I quickly pull on my waterproof clothing and head to the bridge of the ship. The radar is dotted with targets, each one a supertrawler hoovering krill out of the Antarctic ecosystem. Down on deck, the fast boat is already in the water, and before I know it, I’m outside in the Antarctic cold, descending the long, boarding ladder into the boat.

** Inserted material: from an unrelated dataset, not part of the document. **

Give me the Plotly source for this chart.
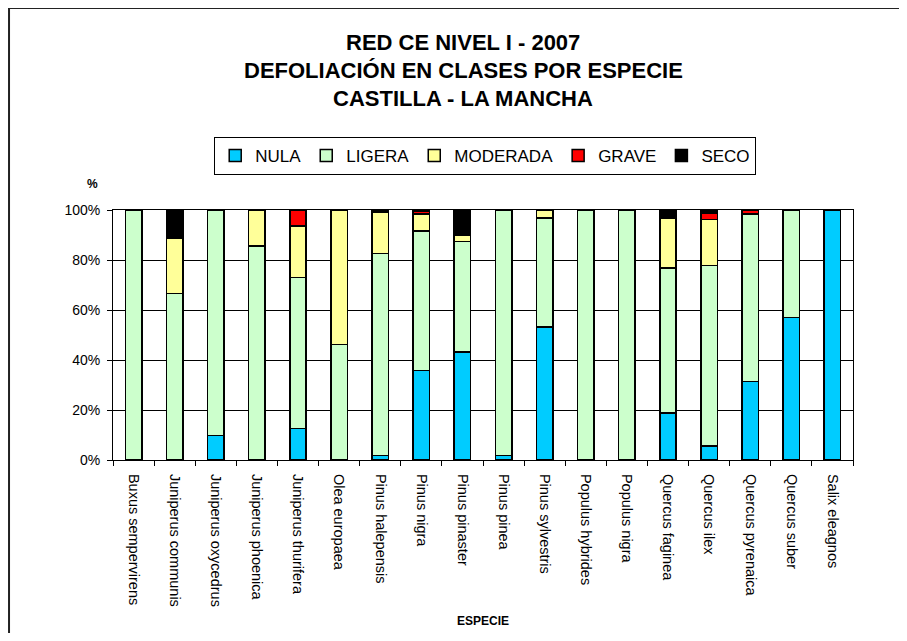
import plotly.graph_objects as go

especies = ['Buxus sempervirens', 'Juniperus communis', 'Juniperus oxycedrus',
            'Juniperus phoenica', 'Juniperus thurifera', 'Olea europaea',
            'Pinus halepensis', 'Pinus nigra', 'Pinus pinaster', 'Pinus pinea',
            'Pinus sylvestris', 'Populus hybrides', 'Populus nigra',
            'Quercus faginea', 'Quercus ilex', 'Quercus pyrenaica',
            'Quercus suber', 'Salix eleagnos']

nula = [0, 0, 9.9, 0, 12.7, 0, 1.9, 35.8, 43.3, 1.9, 53.2, 0, 0, 18.8, 5.6, 31.4, 57.1, 100]
ligera = [100, 66.7, 90.1, 85.7, 60.3, 46.2, 80.7, 55.9, 44.1, 98.1, 43.6, 100, 100, 58.1, 72.2, 66.9, 42.9, 0]
moderada = [0, 22.2, 0, 14.3, 20.6, 53.8, 16.6, 6.7, 2.7, 0, 3.2, 0, 0, 20.0, 18.5, 0.3, 0, 0]
grave = [0, 0, 0, 0, 6.4, 0, 0.5, 1.1, 0, 0, 0, 0, 0, 0, 2.6, 1.4, 0, 0]
seco = [0, 11.1, 0, 0, 0, 0, 0.3, 0.5, 9.9, 0, 0, 0, 0, 3.1, 1.1, 0, 0, 0]

clases = [('NULA', nula, '#00CCFF'),
          ('LIGERA', ligera, '#CCFFCC'),
          ('MODERADA', moderada, '#FFFF99'),
          ('GRAVE', grave, '#FF0000'),
          ('SECO', seco, '#000000')]

FONT = 'Arial, Liberation Sans, sans-serif'

fig = go.Figure()
for nombre, valores, color in clases:
    fig.add_trace(go.Bar(x=especies, y=valores, name=nombre,
                         marker=dict(color=color, line=dict(color='black', width=1.5))))

# la pagina tiene 8px de margen en el body: se descuenta aqui
fig.update_layout(
    barmode='stack', bargap=0.6,
    width=891, height=625,
    margin=dict(l=105, r=46, t=202, b=173),
    paper_bgcolor='white', plot_bgcolor='white',
    font=dict(family=FONT, color='black'),
    showlegend=True,
    legend=dict(orientation='h', x=0.503, xanchor='center', y=1.292, yanchor='top',
                font=dict(size=17, family=FONT), bordercolor='black', borderwidth=1,
                bgcolor='white', itemwidth=30, traceorder='normal'),
    xaxis=dict(type='category', tickangle=90, tickfont=dict(size=14.5),
               showline=True, linecolor='black', linewidth=1, mirror=True,
               ticks='outside', ticklen=5, tickcolor='black', tickson='boundaries',
               ticklabelstandoff=10, showgrid=False),
    yaxis=dict(range=[0, 100], dtick=20, ticksuffix='%', tickfont=dict(size=14),
               showline=True, linecolor='black', linewidth=1, mirror=True,
               ticks='outside', ticklen=5, tickcolor='black', ticklabelstandoff=4,
               showgrid=True, gridcolor='black', gridwidth=1, zeroline=False),
)

titulos = ['RED CE NIVEL I - 2007', 'DEFOLIACIÓN EN CLASES POR ESPECIE', 'CASTILLA - LA MANCHA']
for i, t in enumerate(titulos):
    fig.add_annotation(text='<b>%s</b>' % t, xref='paper', yref='paper',
                       x=0.4736, y=1.672 - i * 0.112, yanchor='middle', showarrow=False,
                       font=dict(size=22, family=FONT))

fig.add_annotation(text='<b>%</b>', xref='paper', yref='paper', x=-0.0375, y=1.104,
                   yanchor='middle', showarrow=False, font=dict(size=12, family=FONT))
fig.add_annotation(text='<b>ESPECIE</b>', xref='paper', yref='paper', x=0.5, y=-0.644,
                   yanchor='middle', showarrow=False, font=dict(size=12, family=FONT))

# borde del area del grafico
fig.add_shape(type='rect', xref='paper', yref='paper', x0=-0.1405, x1=1.2, y0=-1.0, y1=1.808,
              line=dict(color='#222222', width=2), layer='below')

fig.write_html('out.html')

I’m currently off Coronation Island, a snow-capped and glacier-covered island in the Scotia Sea, Antarctica. Icebergs drift silently past as chinstrap penguins jump off the top of waves in what looks like a choreographed dance. I’ve come to this remote corner of the world as the Antarctic and Marine Campaigner for the Bob Brown Foundation, joining forces with Sea Shepherd Global to expose a dark underside of this otherwise stunning and pristine wilderness – a krill supertrawler fleet.
Krill, a small shrimp-like crustacean that forms the bedrock of the entire Antarctic ecosystem, is the primary food source for baleen whales and penguins, with most marine life in Antarctica either directly dependent on krill as a food source, or no more than one or two steps removed.
The voyage focuses on the heavily concentrated fishing of krill around the South Orkney Islands and the Antarctic Peninsula. It is this concentrated fishing effort that is having a serious impact on the Antarctic ecosystem, especially penguins, seals, and whales, as they compete with these supertrawlers for their food source.